Kevin O'Malley's art is community resource
I am familiar with the Kevin O'Malley satire, "Froggy Went A-Courtin,' " and am one of those adults, noted in Elise Armacost's Oct. 20 column, intrigued by the art.
With children in Baltimore County schools, I am not in favor of books being banned from library shelves and hope this will not start a new trend after a 27-year hiatus.
It was the Church Lane School performance cancellation (news story, Oct. 17) that struck a nerve.
I am honored that Mr. O'Malley is a member of our community and area schools should take full advantage of having such a marvelous, accessible resource. And they do.
Many children in public, private and parochial schools in the area have been fortunate to experience the magic of Kevin O'Malley through performances, both paid and volunteer. He is one artist your children come home and tell you about.
Mr. O'Malley's talent, quick wit, enthusiasm and instantaneous rapport with his audience inspire both children and adults.
I am saddened by the fact that these Randallstown youngsters will not have an opportunity to see Mr. O'Malley in action. Money spent by the PTA to bring Kevin O'Malley into the lives of children is money well-spent.
It is important that we separate one issue from the other. Having one book banned from Baltimore County library shelves (temporarily, hopefully) and having a local artist offer fabulous programs for our schools are two very different things.

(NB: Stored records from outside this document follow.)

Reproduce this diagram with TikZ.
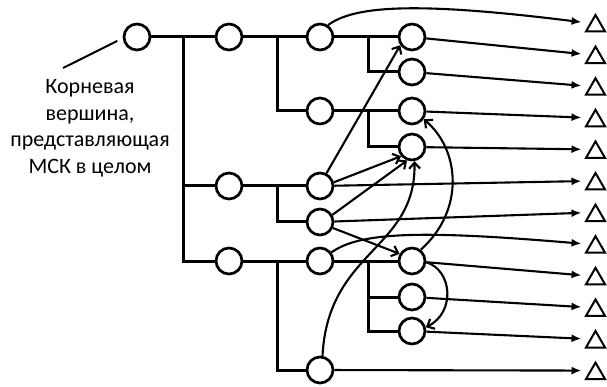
\documentclass[tikz,border=0pt]{standalone}
\usepackage{fontspec}
\setmainfont{Carlito}
\usetikzlibrary{arrows.meta,shapes.geometric,calc}
\begin{document}
\begin{tikzpicture}[x=1pt,y=-1pt,
  vert/.style={circle,draw,line width=2.7pt,minimum size=26pt,inner sep=0pt,fill=white},
  leaf/.style={regular polygon,regular polygon sides=3,draw,line width=2pt,minimum size=22pt,inner sep=0pt},
  tree/.style={line width=3pt},
  outarr/.style={line width=2.1pt,-{Latex[length=10pt,width=8pt]},shorten >=6.5pt},
  linkarr/.style={line width=2.1pt,-{Straight Barb[length=6pt,width=11pt]}},
  lbltext/.style={font=\fontsize{22}{26.7}\selectfont,align=center,anchor=north,inner sep=0pt}
]
\useasboundingbox (0,0) rectangle (607,387);
% vertices
\node[vert] (R) at (137,37) {};
\node[vert] (A) at (229,37) {};
\node[vert] (B) at (229,186) {};
\node[vert] (C) at (229,261) {};
\node[vert] (A1) at (320,37) {};
\node[vert] (A2) at (320,111) {};
\node[vert] (B1) at (320,186) {};
\node[vert] (B2) at (320,222) {};
\node[vert] (C1) at (320,261) {};
\node[vert] (C2) at (320,370) {};
\node[vert] (A1a) at (412,37) {};
\node[vert] (A1b) at (412,72) {};
\node[vert] (A2a) at (412,111) {};
\node[vert] (A2b) at (412,147) {};
\node[vert] (C1a) at (412,261) {};
\node[vert] (C1b) at (412,297) {};
\node[vert] (C1c) at (412,331) {};
% leaves
\foreach \i in {1,...,12}{
  \node[leaf] (T\i) at (595.5,{26+31.6*(\i-1)}) {};
}
% junctions
\coordinate (j0) at (183,37);
\coordinate (jA) at (277,37);
\coordinate (jB) at (277,186);
\coordinate (jC) at (277,261);
\coordinate (jA1) at (368,37);
\coordinate (jA2) at (368,111);
\coordinate (jC1) at (368,261);
% tree
\draw[tree] (R) -- (A) (j0) |- (B) (j0) |- (C);
\draw[tree] (A) -- (A1) (jA) |- (A2);
\draw[tree] (B) -- (B1) (jB) |- (B2);
\draw[tree] (C) -- (C1) (jC) |- (C2);
\draw[tree] (A1) -- (A1a) (jA1) |- (A1b);
\draw[tree] (A2) -- (A2a) (jA2) |- (A2b);
\draw[tree] (C1) -- (C1a) (jC1) |- (C1b) (jC1) |- (C1c);
% label
\node[lbltext] (lbl) at (90,79) {Корневая\\вершина,\\представляющая\\МСК в целом};
\coordinate (lead) at (63,68);
\draw[line width=2pt,shorten >=6pt] (lead) -- (R.185);
% arrows to leaves
\draw[outarr] (A1.56) .. controls (355,5) and (420,2) .. ([yshift=3pt]T1.west);
\draw[outarr] (A1a) -- ([yshift=3pt]T2.west);
\draw[outarr] (A1b) -- ([yshift=3pt]T3.west);
\draw[outarr] (A2a) -- ([yshift=3pt]T4.west);
\draw[outarr] (A2b) -- ([yshift=3pt]T5.west);
\draw[outarr] (B1) -- ([yshift=3pt]T6.west);
\draw[outarr] (B2) -- ([yshift=3pt]T7.west);
\draw[outarr] (C1.37) .. controls (360,232) and (420,230) .. ([yshift=3pt]T8.west);
\draw[outarr] (C1a) -- ([yshift=3pt]T9.west);
\draw[outarr] (C1b) -- ([yshift=3pt]T10.west);
\draw[outarr] (C1c) -- ([yshift=3pt]T11.west);
\draw[outarr] (C2) -- ([yshift=3pt]T12.west);
% links between vertices
\draw[linkarr] (B1.63) -- (A1a.215);
\draw[linkarr] (B1.15) -- (A2b.220);
\draw[linkarr] (B2.30) -- (A2b.250);
\draw[linkarr] (B2.-25) -- (C1a.150);
\draw[linkarr] (C2.80) .. controls (328,250) and (416,250) .. (A2b.280);
\draw[linkarr] (C1a.52) .. controls (465,210) and (460,150) .. (A2a.-35);
\draw[linkarr] (C1a.-5) .. controls (452,270) and (456,312) .. (C1c.15);
\end{tikzpicture}
\end{document}
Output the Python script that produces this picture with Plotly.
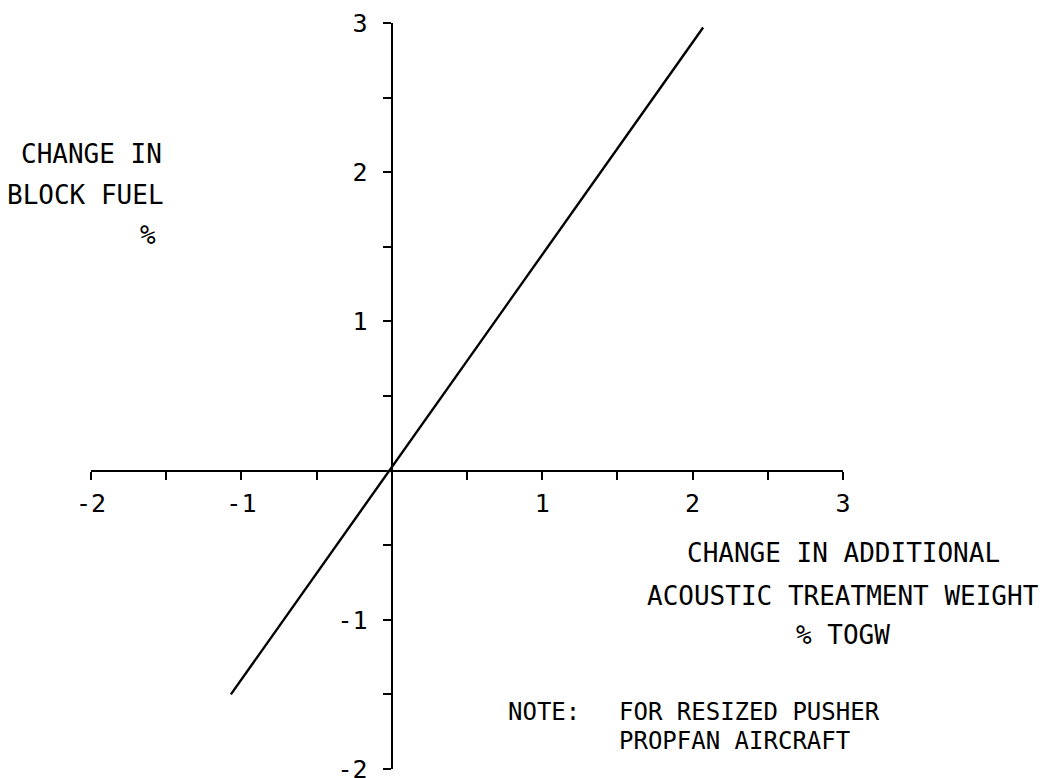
import plotly.graph_objects as go

# Data
line_x = [-1.07, 2.07]
line_y = [-1.5, 2.97]

x_tickvals = [-2, -1.5, -1, -0.5, 0, 0.5, 1, 1.5, 2, 2.5, 3]
x_ticktext = ["-2", "", "-1", "", "", "", "1", "", "2", "", "3"]
y_tickvals = [-2, -1.5, -1, -0.5, 0, 0.5, 1, 1.5, 2, 2.5, 3]
y_ticktext = ["-2", "", "-1", "", "", "", "1", "", "2", "", "3"]

FONT = "DejaVu Sans Mono"

fig = go.Figure()
fig.add_trace(go.Scatter(x=line_x, y=line_y, mode="lines",
                         line=dict(color="black", width=2.4),
                         showlegend=False, hoverinfo="skip"))

axis_common = dict(showgrid=False, zeroline=False, showline=True,
                   linecolor="black", linewidth=2.4, ticks="outside",
                   ticklen=8, tickwidth=2.2, tickcolor="black",
                   tickmode="array", anchor="free", position=0.4,
                   automargin=False, ticklabeloverflow="allow",
                   tickfont=dict(family=FONT, size=25, color="black"),
                   fixedrange=True)

fig.update_layout(
    width=1050, height=778,
    margin=dict(l=91, r=207, t=23, b=9),
    paper_bgcolor="white", plot_bgcolor="white",
    xaxis=dict(range=[-2, 3], tickvals=x_tickvals, ticktext=x_ticktext,
               ticklabelstandoff=2, **axis_common),
    yaxis=dict(range=[-2, 3], tickvals=y_tickvals, ticktext=y_ticktext,
               ticklabelstandoff=10, **axis_common),
)

tfont = dict(family=FONT, size=26, color="black")
nfont = dict(family=FONT, size=24, color="black")

def ann(text, x, y, xanchor="center", font=tfont):
    fig.add_annotation(text=text, x=x, y=y, xref="x", yref="y",
                       showarrow=False, xanchor=xanchor, yanchor="middle",
                       font=font)

# Y-axis title
ann("CHANGE IN", -1.515, 2.125, "right")
ann("BLOCK FUEL", -1.50, 1.85, "right")
ann("%", -1.555, 1.58, "right")

# X-axis title
ann("CHANGE IN ADDITIONAL", 3.0, -0.555)
ann("ACOUSTIC TREATMENT WEIGHT", 3.0, -0.84)
ann("% TOGW", 3.0, -1.10)

# Note
ann("NOTE:", 0.757, -1.618, "left", nfont)
ann("FOR RESIZED PUSHER", 1.50, -1.618, "left", nfont)
ann("PROPFAN AIRCRAFT", 1.50, -1.812, "left", nfont)

fig.write_html("out.html",
               config={"displayModeBar": False},
               post_script="document.body.style.margin='0';document.body.style.overflow='hidden';")
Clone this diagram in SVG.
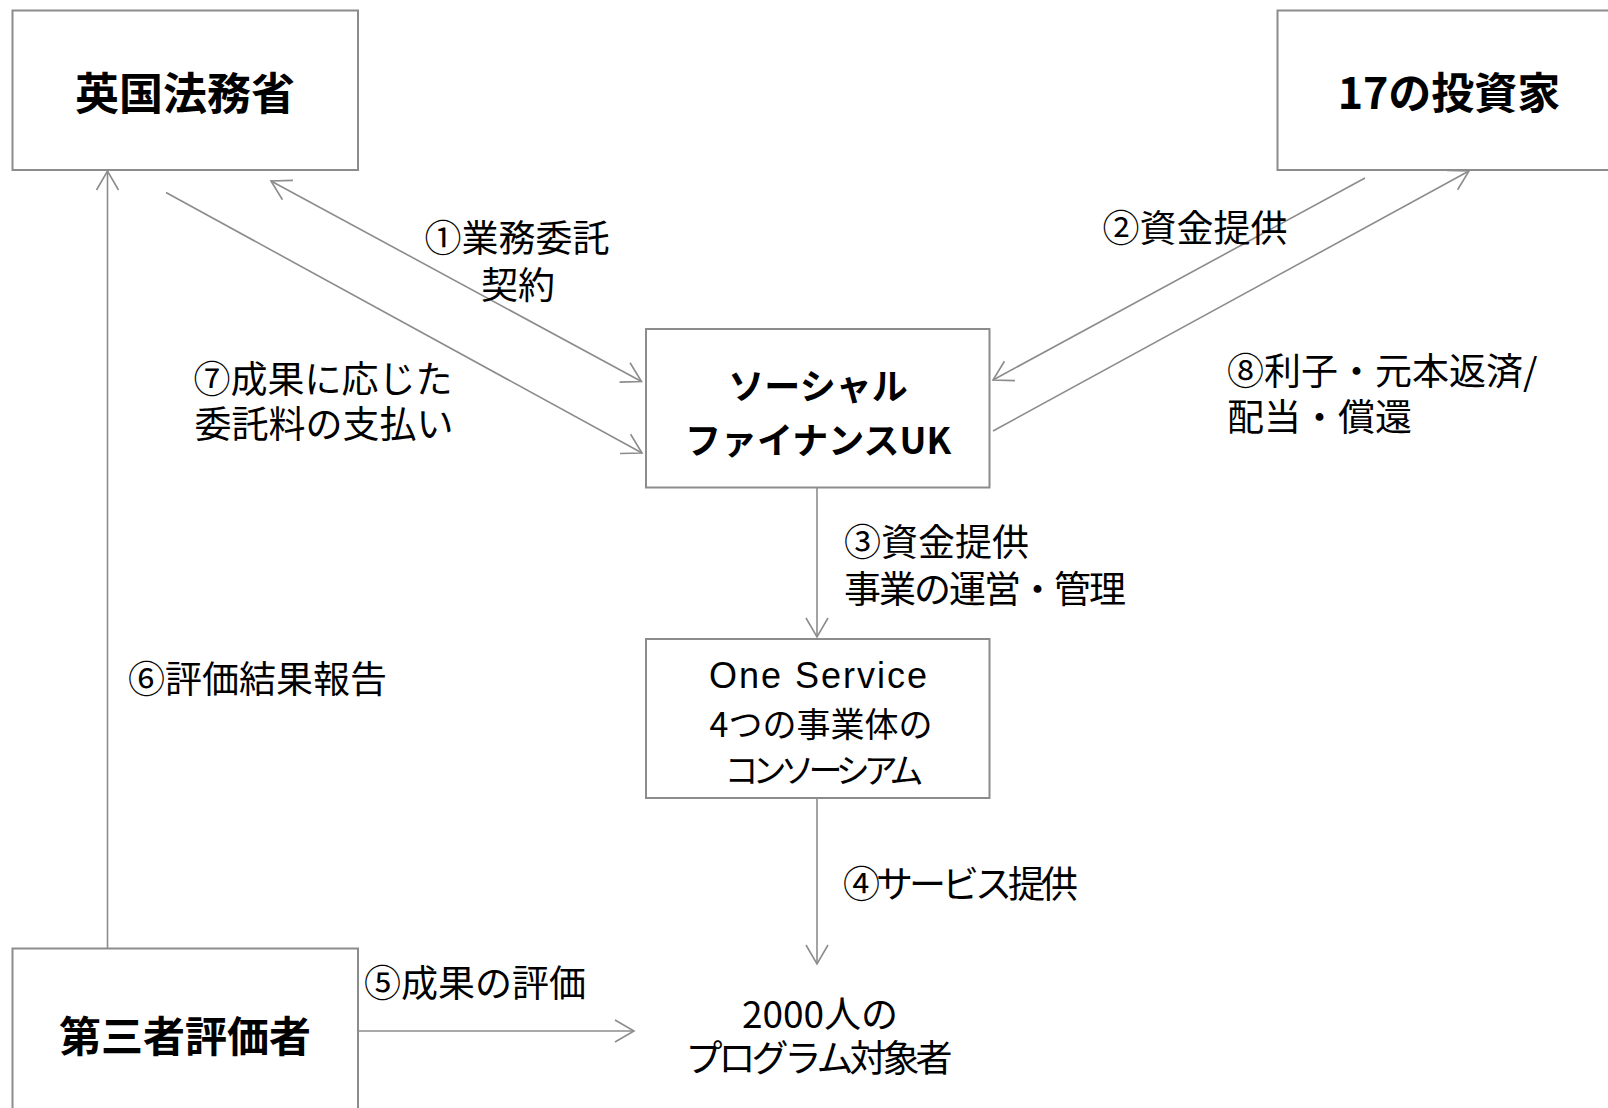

Let's not blow this Froggy thing out of proportion. There are many ills in today's world from which we need to protect our children. Kevin O'Malley is not one of them.
Patricia J. White
Low test scores bring in money
If phonics, as Bess Altwerger suggests in an article in the Oct. 11 Sun, is "part of the conservative agenda" aimed at keeping our children "passive," then it would seem that "whole language" is the liberal agenda aimed at keeping our children underachieving. What better way to keep money flowing into the already bloated, bureaucratic education budget than low test scores. Our liberal politicians will call for additional funding for education and in return will receive additional campaign funds from their friends at the National Education Association.